• Provided data

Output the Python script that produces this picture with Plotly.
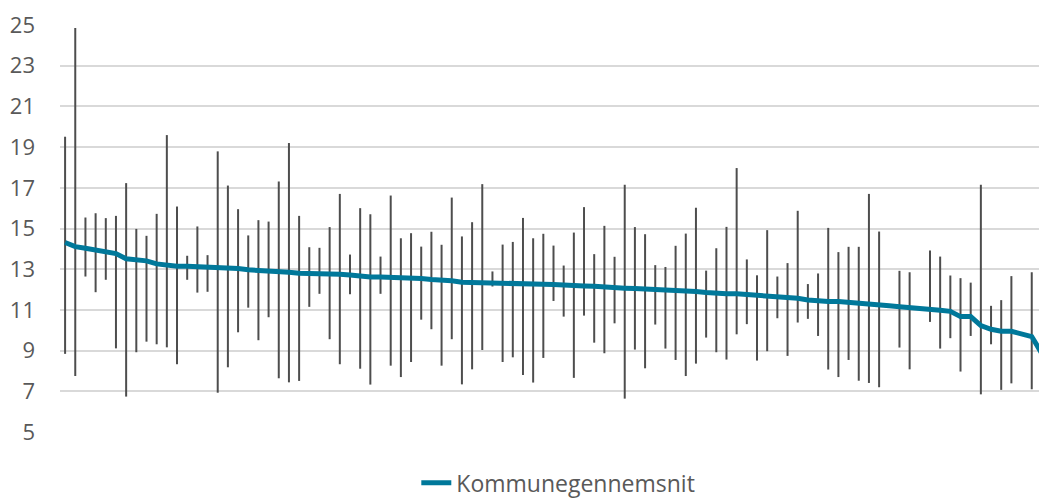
import plotly.graph_objects as go

# Municipalities ranked by average (97 categories, no visible labels)
categories = list(range(1, 98))

kommune_avg = [
    14.31, 14.11, 14.03, 13.95, 13.84, 13.77, 13.51, 13.44, 13.41, 13.26,
    13.18, 13.15, 13.15, 13.13, 13.11, 13.10, 13.07, 13.03, 12.97, 12.95,
    12.93, 12.89, 12.85, 12.80, 12.80, 12.79, 12.77, 12.75, 12.72, 12.64,
    12.62, 12.62, 12.61, 12.57, 12.56, 12.54, 12.49, 12.48, 12.43, 12.36,
    12.34, 12.34, 12.33, 12.33, 12.31, 12.30, 12.28, 12.26, 12.25, 12.21,
    12.20, 12.18, 12.16, 12.15, 12.10, 12.07, 12.05, 12.03, 12.02, 11.98,
    11.95, 11.93, 11.90, 11.85, 11.80, 11.79, 11.79, 11.75, 11.72, 11.70,
    11.69, 11.62, 11.57, 11.49, 11.44, 11.41, 11.41, 11.38, 11.31, 11.28,
    11.25, 11.20, 11.15, 11.12, 11.07, 11.00, 10.98, 10.93, 10.67, 10.67,
    10.23, 10.05, 9.95, 9.95, 9.79, 9.69, 8.85,
]

high_values = [
    19.51, 24.85, 15.54, 15.75, 15.51, 15.62, 17.23, 14.98, 14.64, 15.72,
    19.59, 16.08, 13.66, 15.10, 13.69, 18.79, 17.11, 15.95, 14.66, 15.41,
    15.34, 17.31, 19.20, 15.62, 14.08, 14.05, 15.07, 16.70, 13.72, 16.00,
    15.70, 13.62, 16.62, 14.52, 14.77, 14.11, 14.84, 14.20, 16.52, 14.61,
    15.31, 17.18, 12.89, 14.21, 14.34, 15.52, 14.52, 14.74, 14.16, 13.18,
    14.80, 16.05, 13.74, 15.13, 13.61, 17.15, 15.07, 14.72, 13.20, 13.11,
    14.15, 14.75, 16.02, 12.93, 14.03, 15.08, 17.97, 13.48, 12.70, 14.92,
    12.64, 13.30, 15.87, 12.27, 12.79, 15.03, 13.84, 14.10, 14.10, 16.70,
    14.85, None, 12.92, 12.85, None, 13.92, 13.62, 12.69, 12.56, 12.34,
    17.15, 11.20, 11.48, 12.66, None, 12.85, None,
]

low_values = [
    8.84, 7.75, 12.64, 11.87, 12.48, 9.11, 6.74, 8.92, 9.44, 9.31,
    9.16, 8.33, 12.48, 11.85, 11.89, 6.93, 8.18, 9.90, 11.11, 9.51,
    10.64, 7.64, 7.44, 7.51, 11.15, 11.79, 9.56, 8.33, 11.77, 8.11,
    7.33, 11.79, 8.26, 7.70, 8.44, 10.52, 10.05, 8.26, 9.56, 7.34,
    8.08, 9.03, 12.15, 8.44, 8.67, 7.80, 7.43, 8.64, 11.44, 10.67,
    7.66, 10.72, 9.39, 8.87, 10.34, 6.64, 9.05, 8.13, 10.28, 9.10,
    8.54, 7.75, 8.36, 9.64, 8.92, 8.56, 9.80, 10.30, 8.51, 8.97,
    10.59, 8.74, 10.38, 10.56, 9.72, 8.07, 7.70, 8.54, 7.52, 7.41,
    7.20, None, 9.15, 8.08, None, 10.41, 9.10, 9.61, 7.97, 9.72,
    6.85, 9.31, 7.07, 7.39, None, 7.10, None,
]

y_ticks = [5, 7, 9, 11, 13, 15, 17, 19, 21, 23, 25]

# Build high-low segments from the data
seg_x, seg_y = [], []
for c, hi, lo in zip(categories, high_values, low_values):
    if hi is None or lo is None:
        continue
    seg_x += [c, c, None]
    seg_y += [lo, hi, None]

fig = go.Figure()
fig.add_trace(go.Scatter(
    x=seg_x, y=seg_y, mode="lines",
    line=dict(color="#4d4d4d", width=2),
    showlegend=False, hoverinfo="skip",
))
fig.add_trace(go.Scatter(
    x=categories, y=kommune_avg, mode="lines",
    name="Kommunegennemsnit",
    line=dict(color="#00789a", width=5),
))

font_family = "Open Sans"
# The page body adds an 8px offset, so the figure is sized to fit the window.
fig.update_layout(
    width=1039, height=490,
    margin=dict(l=52, r=0, t=17, b=66, autoexpand=False),
    paper_bgcolor="white", plot_bgcolor="white",
    font=dict(family=font_family, size=22, color="#595959"),
    showlegend=True,
    legend=dict(
        orientation="h", x=0.361, xanchor="left",
        yref="container", y=0.031, yanchor="middle",
        font=dict(family=font_family, size=23, color="#595959"),
        bgcolor="rgba(0,0,0,0)",
    ),
    xaxis=dict(
        range=[0.5, 97.5], showgrid=False, zeroline=False,
        showticklabels=False, ticks="", showline=False, automargin=False,
    ),
    yaxis=dict(
        range=[5, 25], tickvals=y_ticks, ticktext=[str(v) for v in y_ticks],
        showgrid=True, gridcolor="#d9d9d9", gridwidth=1.5,
        zeroline=False, showline=False, ticks="",
        ticklabelstandoff=24, automargin=False,
        tickfont=dict(family=font_family, size=22, color="#595959"),
    ),
)

fig.write_html("out.html")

• Requirements
From the first line of the material down to the line containing "categories = list(range(1, 98))", inclusive, return each line exactly, skipping any picture.

• Solution to the problem
Output the Python script that produces this picture with Plotly.
import plotly.graph_objects as go

# Municipalities ranked by average (97 categories, no visible labels)
categories = list(range(1, 98))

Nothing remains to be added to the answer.